# laws for coyote hunting



## 027181 (Dec 30, 2008)

can anyone summarize the laws for me like what size light you can use if you can use an electric call for coyote. I know i have the book with all the laws in it i just can't find it


----------



## christianhunter (Dec 30, 2008)

6 volt light,hand held calls,mouth or scratch calls.Ironic for an unprotected animal.


----------



## Randy (Dec 30, 2008)

None other than general regs and the light requirements.

6 volt lights only

Any time and weapon and number any calls nearly everything is legal for yotes on private land.


----------



## Randy (Dec 30, 2008)

christianhunter said:


> 6 volt light,hand held calls,mouth or scratch calls.Ironic for an unprotected animal.



Incorrect, electronic calls are legal on private land.


----------



## backwoodsjoe (Dec 30, 2008)

Read on............you can use electronic calls while hunting coyote ! Rim or center fire rifle and or shotguns for song dogs !! 365 days a year ! No limit.....as many as you can shoot ! State wide.


----------



## 027181 (Dec 30, 2008)

thanks guys


----------



## stiletto (Dec 30, 2008)

Just in case you plan to do any hunting for yotes on state WMAs, be advised the rules are much different than for private land.  For example, electronic callers can only be used from Aug 15 - Nov 30.  Other times you will need to use manual calling techniques.  Other important differences to keep in mind:
- You can only be hunting when there is an open hunt at that WMA for deer, bear, turkey or small game.  If no hunt is in session, you cannot legally hunt anything, even non-protected species like yotes.
- You can only use the weapons and ammo that are legal for the hunts that are in session at that time for that WMA.  For example:
-  centerfire rifles can only be used during big game seasons (deer, bear)
-  during small game seasons, rimfire rifle, shotgun (#2 shot or smaller) and any muzzleloader can be used.
- No buckshot is allowed unless expressedly permitted at that WMA (#2 shot is largest shot size otherwise, so shotgun range is typically <40 yds.)
- Muzzleloaders are permitted for all seasons except archery only.

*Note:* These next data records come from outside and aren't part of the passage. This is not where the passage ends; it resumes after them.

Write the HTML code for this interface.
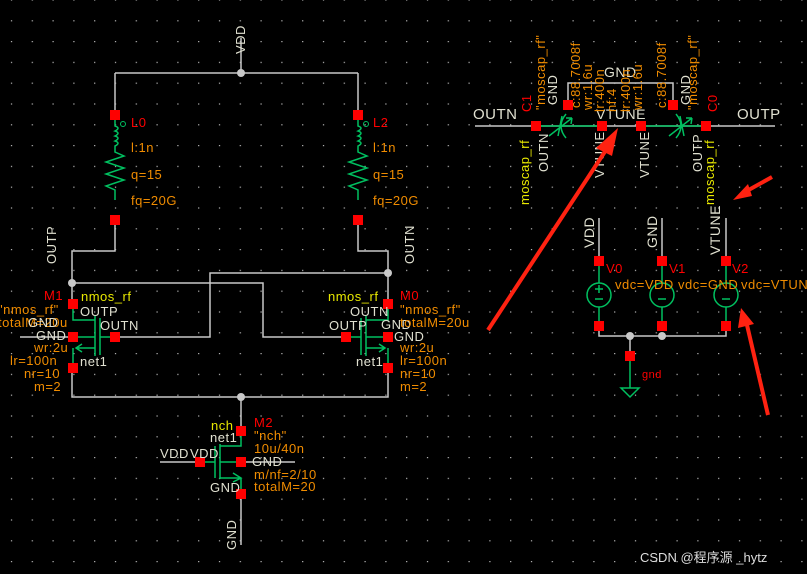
<!DOCTYPE html>
<html><head><meta charset="utf-8"><style>
html,body{margin:0;padding:0;background:#000;width:807px;height:574px;overflow:hidden}
svg{display:block}
text{font-family:"Liberation Sans","Noto Sans CJK SC",sans-serif;font-size:13px;letter-spacing:0.5px}
.w{stroke:#c8c8c8;stroke-width:1.5;fill:none}
.g{stroke:#00c060;stroke-width:1.5;fill:none}
.p{fill:#f00}
.o{fill:#f08c00}
.y{fill:#e8e800}
.r{fill:#f00}
.t{fill:#e0e0d0}
.d{fill:#c8c8c8}
</style></head><body>
<svg width="807" height="574" viewBox="0 0 807 574">
<defs><pattern id="gr" x="10.9" y="20.2" width="20.8" height="20.8" patternUnits="userSpaceOnUse"><rect x="0" y="0" width="1.2" height="1.2" fill="#bbb"/></pattern></defs>
<rect width="807" height="574" fill="#000"/>
<rect width="807" height="574" fill="url(#gr)"/>

<path class="w" d="M241 38V73M115 73H358M115 73V115M358 73V115"/>
<circle class="d" cx="241" cy="73" r="4"/>
<text class="t" transform="translate(245,54) rotate(-90)">VDD</text>
<g id="ind">
<path class="g" d="M115 120v6 q6 2 0 5 q6 2 0 5 q6 2 0 5 q6 2 0 5 v6 l9 4 -18 6 18 6 -18 6 18 6 -18 6 9 4v10"/>
<circle cx="123" cy="124" r="2.5" fill="none" stroke="#00c060"/>
</g>
<use href="#ind" x="243"/>
<rect class="p" x="110" y="110" width="10" height="10"/><rect class="p" x="110" y="215" width="10" height="10"/>
<rect class="p" x="353" y="110" width="10" height="10"/><rect class="p" x="353" y="215" width="10" height="10"/>
<text class="r" x="131" y="127">L0</text><text class="o" x="131" y="152">l:1n</text><text class="o" x="131" y="179">q=15</text><text class="o" x="131" y="205">fq=20G</text>
<text class="r" x="373" y="127">L2</text><text class="o" x="373" y="152">l:1n</text><text class="o" x="373" y="179">q=15</text><text class="o" x="373" y="205">fq=20G</text>

<path class="w" d="M115 225V251H72V304M358 225V251H388V304M72 283H263V337H346M388 273H210V337H115M72 368V397H388V368M241 397V431M20 337H72"/>
<circle class="d" cx="72" cy="283" r="4"/><circle class="d" cx="388" cy="273" r="4"/><circle class="d" cx="241" cy="397" r="4"/>
<text class="t" transform="translate(56,264) rotate(-90)">OUTP</text>
<text class="t" transform="translate(414,264) rotate(-90)">OUTN</text>

<path class="g" d="M73 304V320H95M95 316V356M100 318V355M100 337H115M73 337H95M95 348L76 348M82 344L76 348L82 352M73 348V368"/>
<rect class="p" x="68" y="299" width="10" height="10"/><rect class="p" x="68" y="332" width="10" height="10"/><rect class="p" x="110" y="332" width="10" height="10"/><rect class="p" x="68" y="363" width="10" height="10"/>
<text class="r" x="44" y="300">M1</text>
<text class="y" x="81" y="301">nmos_rf</text>
<text class="t" x="80" y="316">OUTP</text>
<text class="t" x="100" y="330">OUTN</text>
<text class="o" x="-2" y="314">"nmos_rf"</text>
<text class="o" x="-2" y="327">totalM=20u</text>
<text class="t" x="28" y="327">GND</text>
<text class="t" x="36" y="340">GND</text>
<text class="o" x="34" y="352">wr:2u</text>
<text class="o" x="10" y="365">lr=100n</text>
<text class="o" x="24" y="378">nr=10</text>
<text class="o" x="34" y="391">m=2</text>
<text class="t" x="80" y="366">net1</text>

<path class="g" d="M388 304V320H366M366 316V356M361 318V355M346 337H361M366 337H388M366 348L385 348M379 344L385 348L379 352M388 348V368"/>
<rect class="p" x="383" y="299" width="10" height="10"/><rect class="p" x="383" y="332" width="10" height="10"/><rect class="p" x="341" y="332" width="10" height="10"/><rect class="p" x="383" y="363" width="10" height="10"/>
<text class="r" x="400" y="300">M0</text>
<text class="y" x="328" y="301">nmos_rf</text>
<text class="t" x="350" y="316">OUTN</text>
<text class="t" x="329" y="330">OUTP</text>
<text class="t" x="381" y="329">GND</text>
<text class="t" x="394" y="341">GND</text>
<text class="o" x="400" y="314">"nmos_rf"</text>
<text class="o" x="400" y="327">totalM=20u</text>
<text class="o" x="400" y="352">wr:2u</text>
<text class="o" x="400" y="365">lr=100n</text>
<text class="o" x="400" y="378">nr=10</text>
<text class="o" x="400" y="391">m=2</text>
<text class="t" x="356" y="366">net1</text>

<path class="w" d="M160 462H200M241 462H295M241 494V545"/>
<path class="g" d="M241 431V446H220M220 444V479M215 446V478M200 462H215M220 462H241M220 478H241M233 473L241 478L233 482M241 478V494"/>
<rect class="p" x="236" y="426" width="10" height="10"/><rect class="p" x="195" y="457" width="10" height="10"/><rect class="p" x="236" y="457" width="10" height="10"/><rect class="p" x="236" y="489" width="10" height="10"/>
<text class="y" x="211" y="430">nch</text>
<text class="t" x="210" y="442">net1</text>
<text class="r" x="254" y="427">M2</text>
<text class="o" x="254" y="440">"nch"</text>
<text class="o" x="254" y="453">10u/40n</text>
<text class="t" x="252" y="466">GND</text>
<text class="o" x="254" y="479">m/nf=2/10</text>
<text class="o" x="254" y="491">totalM=20</text>
<text class="t" x="160" y="458">VDD</text><text class="t" x="190" y="458">VDD</text>
<text class="t" x="210" y="492">GND</text>
<text class="t" transform="translate(236,550) rotate(-90)">GND</text>

<path class="w" d="M475 126H775M568 105V83H673V105"/>
<path class="g" d="M536 126H602M641 126H706"/>
<path class="g" d="M562 116L558 136M566 114Q556 126 566 138M549 136L572 118M572 118L566 118M572 118L571 124"/>
<path class="g" d="M680 116L684 136M676 114Q686 126 676 138M669 136L692 118M692 118L686 118M692 118L691 124"/>
<rect class="p" x="531" y="121" width="10" height="10"/><rect class="p" x="597" y="121" width="10" height="10"/><rect class="p" x="636" y="121" width="10" height="10"/><rect class="p" x="701" y="121" width="10" height="10"/>
<rect class="p" x="563" y="100" width="10" height="10"/><rect class="p" x="668" y="100" width="10" height="10"/>
<text class="t" x="473" y="119" style="font-size:15px">OUTN</text>
<text class="t" x="737" y="119" style="font-size:15px">OUTP</text>
<text class="t" x="604" y="77" style="font-size:14px">GND</text>
<text class="t" x="596" y="119" style="font-size:14px">VTUNE</text>
<text class="r" transform="translate(531,112) rotate(-90)">C1</text>
<text class="o" transform="translate(545,110) rotate(-90)">"moscap_rf"</text>
<text class="t" transform="translate(557,105) rotate(-90)">GND</text>
<text class="o" transform="translate(580,108) rotate(-90)">c:88.7008f</text>
<text class="o" transform="translate(592,110) rotate(-90)">wr:1.6u</text>
<text class="o" transform="translate(604,112) rotate(-90)">lr:400n</text>
<text class="o" transform="translate(616,112) rotate(-90)">nf:4</text>
<text class="o" transform="translate(630,112) rotate(-90)">lr:400n</text>
<text class="o" transform="translate(642,110) rotate(-90)">wr:1.6u</text>
<text class="o" transform="translate(666,108) rotate(-90)">c:88.7008f</text>
<text class="t" transform="translate(690,105) rotate(-90)">GND</text>
<text class="o" transform="translate(697,110) rotate(-90)">"moscap_rf"</text>
<text class="r" transform="translate(717,112) rotate(-90)">C0</text>
<text class="y" transform="translate(529,205) rotate(-90)">moscap_rf</text>
<text class="t" transform="translate(548,172) rotate(-90)">OUTN</text>
<text class="t" transform="translate(604,178) rotate(-90)">VTUNE</text>
<text class="t" transform="translate(649,178) rotate(-90)">VTUNE</text>
<text class="t" transform="translate(702,172) rotate(-90)">OUTP</text>
<text class="y" transform="translate(714,205) rotate(-90)">moscap_rf</text>

<path class="w" d="M599 218V261M662 218V261M726 218V261M599 326V336H726V326M630 336V356"/>
<g class="g">
<path d="M599 266V326M662 266V326M726 266V326M630 356V388M621 388H639L630 397Z"/>
<circle cx="599" cy="295" r="12" fill="#000"/><circle cx="662" cy="295" r="12" fill="#000"/><circle cx="726" cy="295" r="12" fill="#000"/>
<path d="M595 289h8M599 285v8M595 299h8M658 299h8M722 299h8"/>
</g>
<rect class="p" x="594" y="256" width="10" height="10"/><rect class="p" x="657" y="256" width="10" height="10"/><rect class="p" x="721" y="256" width="10" height="10"/>
<rect class="p" x="594" y="321" width="10" height="10"/><rect class="p" x="657" y="321" width="10" height="10"/><rect class="p" x="721" y="321" width="10" height="10"/>
<rect class="p" x="625" y="351" width="10" height="10"/>
<circle class="d" cx="630" cy="336" r="4"/><circle class="d" cx="662" cy="336" r="4"/>
<text class="t" transform="translate(594,248) rotate(-90)" style="font-size:14px">VDD</text>
<text class="t" transform="translate(657,248) rotate(-90)" style="font-size:14px">GND</text>
<text class="t" transform="translate(720,255) rotate(-90)" style="font-size:14px">VTUNE</text>
<text class="r" x="606" y="273">V0</text><text class="r" x="669" y="273">V1</text><text class="r" x="732" y="273">V2</text>
<text class="o" x="615" y="289">vdc=VDD</text><text class="o" x="678" y="289">vdc=GND</text><text class="o" x="741" y="289">vdc=VTUNE</text>
<text class="r" x="642" y="378" style="font-size:11px">gnd</text>

<g fill="#f21" stroke="#f21">
<path d="M488 330L606 150" stroke-width="4"/><path d="M618 128L596 148L612 156Z" stroke="none"/>
<path d="M772 177L745 192" stroke-width="4"/><path d="M733 200L748 184L752 196Z" stroke="none"/>
<path d="M768 415L747 325" stroke-width="4"/><path d="M741 308L738 328L754 324Z" stroke="none"/>
</g>

<text x="640" y="562" fill="#ddd" style="font-size:13px;letter-spacing:0">CSDN @程序源 _hytz</text>
</svg>
</body></html>
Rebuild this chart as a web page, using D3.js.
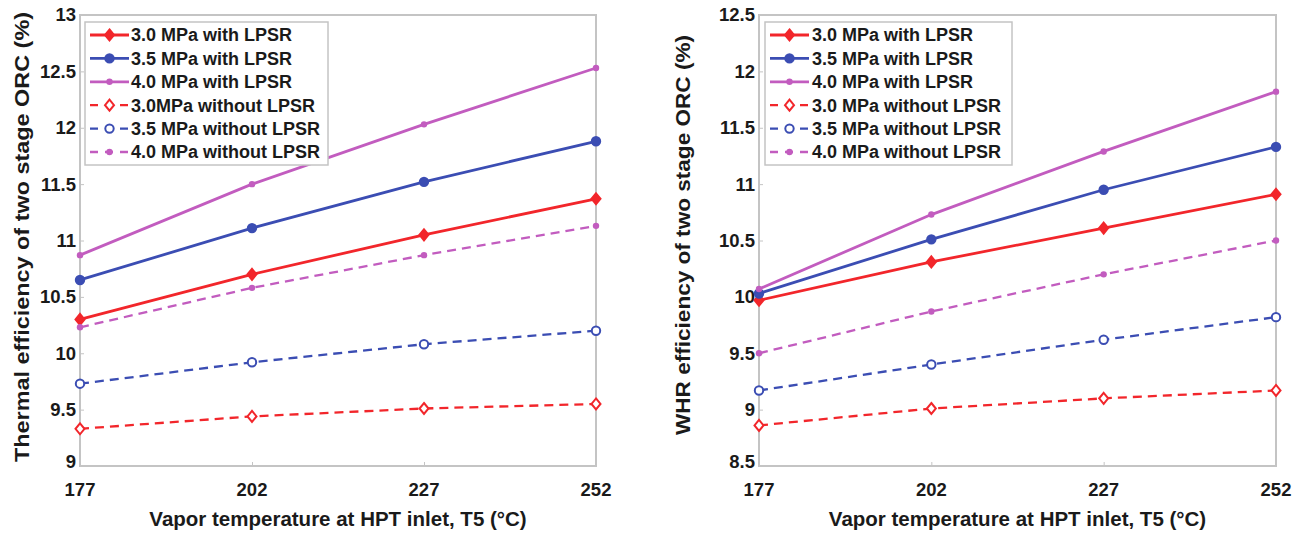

Full details are in the rulebook.


----------



## donald-f (Dec 30, 2008)

people are saying muzzleloaders are legal for hog and such but I don't find that in reg book except on the WMA organized hunts. hogs are legal on all wma hunts using the weapon for the hunt. you do not hunt rabbit or squirrel with a 50 cal. muzzleloader


----------



## stiletto (Dec 31, 2008)

Page 17 of the regs states that coyotes can be hunted on WMAs during deer, bear, turkey and small game hunts.  Page 7 states that muzzleloaders are legal firearms for each of these hunts.  Therefore, muzzleloaders are legal firearms on WMAs (and elsewhere) for coyotes.
While I probably wouldn't use my .50 cal muzzleloader to hunt rabbit or squirrel either , page 7 also states that it is LEGAL to do so for small game and furbearers too.


----------



## jettman96 (Dec 31, 2008)

stiletto said:


> Page 17 of the regs states that coyotes can be hunted on WMAs during deer, bear, turkey and small game hunts.  Page 7 states that muzzleloaders are legal firearms for each of these hunts.  Therefore, muzzleloaders are legal firearms on WMAs (and elsewhere) for coyotes.
> While I probably wouldn't use my .50 cal muzzleloader to hunt rabbit or squirrel either , page 7 also states that it is LEGAL to do so for small game and furbearers too.



+1  Here are the regs from the 2007-2008



			
				 Georgia Hunting Seasons and Regulations 2007-2008 said:
			
		

> *SMALL GAME and FURBEARER FIREARMS:*
> *Rifles and Handguns: *Any .22-cal or smaller rimfire, air rifle, or anymuzzleloading firearm.
> *Shotguns:* Any having shot shell size 3.5 inches or smaller in length with No. 2 or smaller shot.
> *Shotguns (Waterfowl): *Any 10-gauge or smaller loaded with federally approved nontoxic shot of size "F" or smaller.  Lead shot may not be in possession while hunting waterfowl.


----------